Today, as I drove down the street on my way to work, I put my iPod on shuffle. “Endless Summer” by Zwan came on, and immediately I was brought back to the Summer after my junior year of college. Instead of driving down a highway, I’m in the Pump House Surf Shop on Cape Cod, MA talking with the owner Matt about what kind of board to buy for the summer. Zwan comes on, and I immediately recognize Billy Corgan’s distinct voice come over the house speakers. The side project was short lived, and had very little success, but this particular song resonated with me. Now, every time I hear that beginning riff, I can see the surfshop, I can feel the fiberglass on a new longboard, and I can smell the freshly waxed boards, ready to go out on the ocean.
Later on in my work day, the shuffle brings me to Third Eye Blind’s “Darkness.” Once again, I’m transported from behind my desk in Atlanta, to behind the wheel of my black ’92 GMC Jimmy (this car was so old and beat up that when it finally needed repairs, we sold it for parts instead). It’s the summer after my junior year of high school, and I’m driving down Route 6 towards Sandwich Downs. I have a trunk full of tennis balls and racqets, and I’m going to teach the kids of some family friends how to play. I can see the inside of my car, and I can TASTE (yeah, how crazy is that) the Snapple Fire drink that I have in my hand. I don’t even think they make this stuff anymore; I check every grocery store and every convenience store hoping that somebody would have one left. I don’t care if its from 2003, I’ll still drink it. Dragonfruit can’t go bad, it’s made out of dragons, right? That’s not healthy.

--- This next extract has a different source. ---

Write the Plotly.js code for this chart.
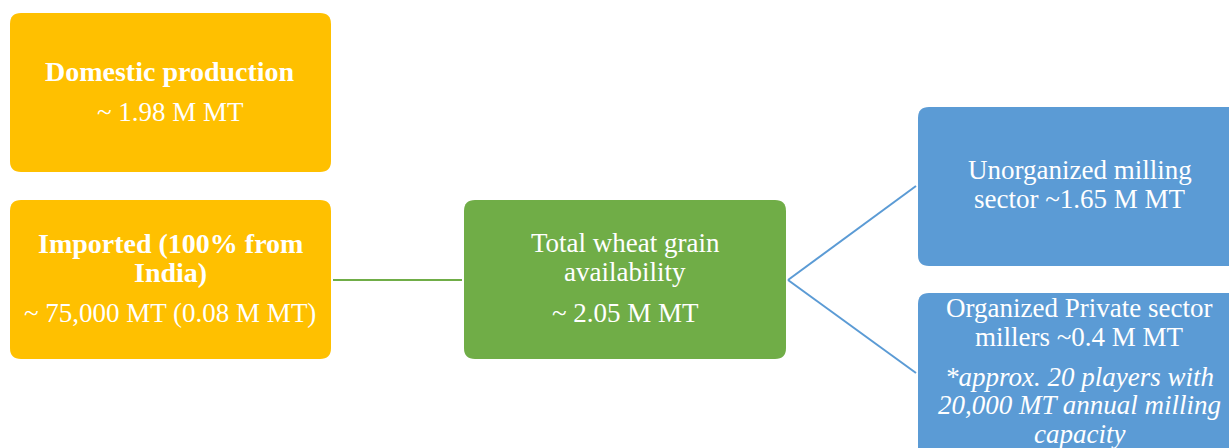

These are two examples of hundreds. Guster’s “Homecoming King” puts me at the high school soccer field during the fall of my senior year; the temperature dropping as the sun goes down and the smell of Fall gives way to Winter. Collective Soul’s “Dandy Life” puts me on the bus driving home at night from an away JV basketball game, snow falling outside and everybody asleep. Kenny Chesney’s “Anything But Mine” (shut up) sends me out to San Diego on a Monday afternoon, where I’d walk Crystal Pier in Pacific Beach and then along the shore, people-watching, wave-scouting, and wondering how I was going to survive on the West Coast.
Although everybody else might not have memories as vivid as this (my mind chooses to remember the most minuscule of details for certain things), you can surely associate a song or two with a single moment in your life. Good or bad, these associations happen subconsciously, triggering a memory months down the road, and then stay with you forever.
Let’s hear your stories, they better be good!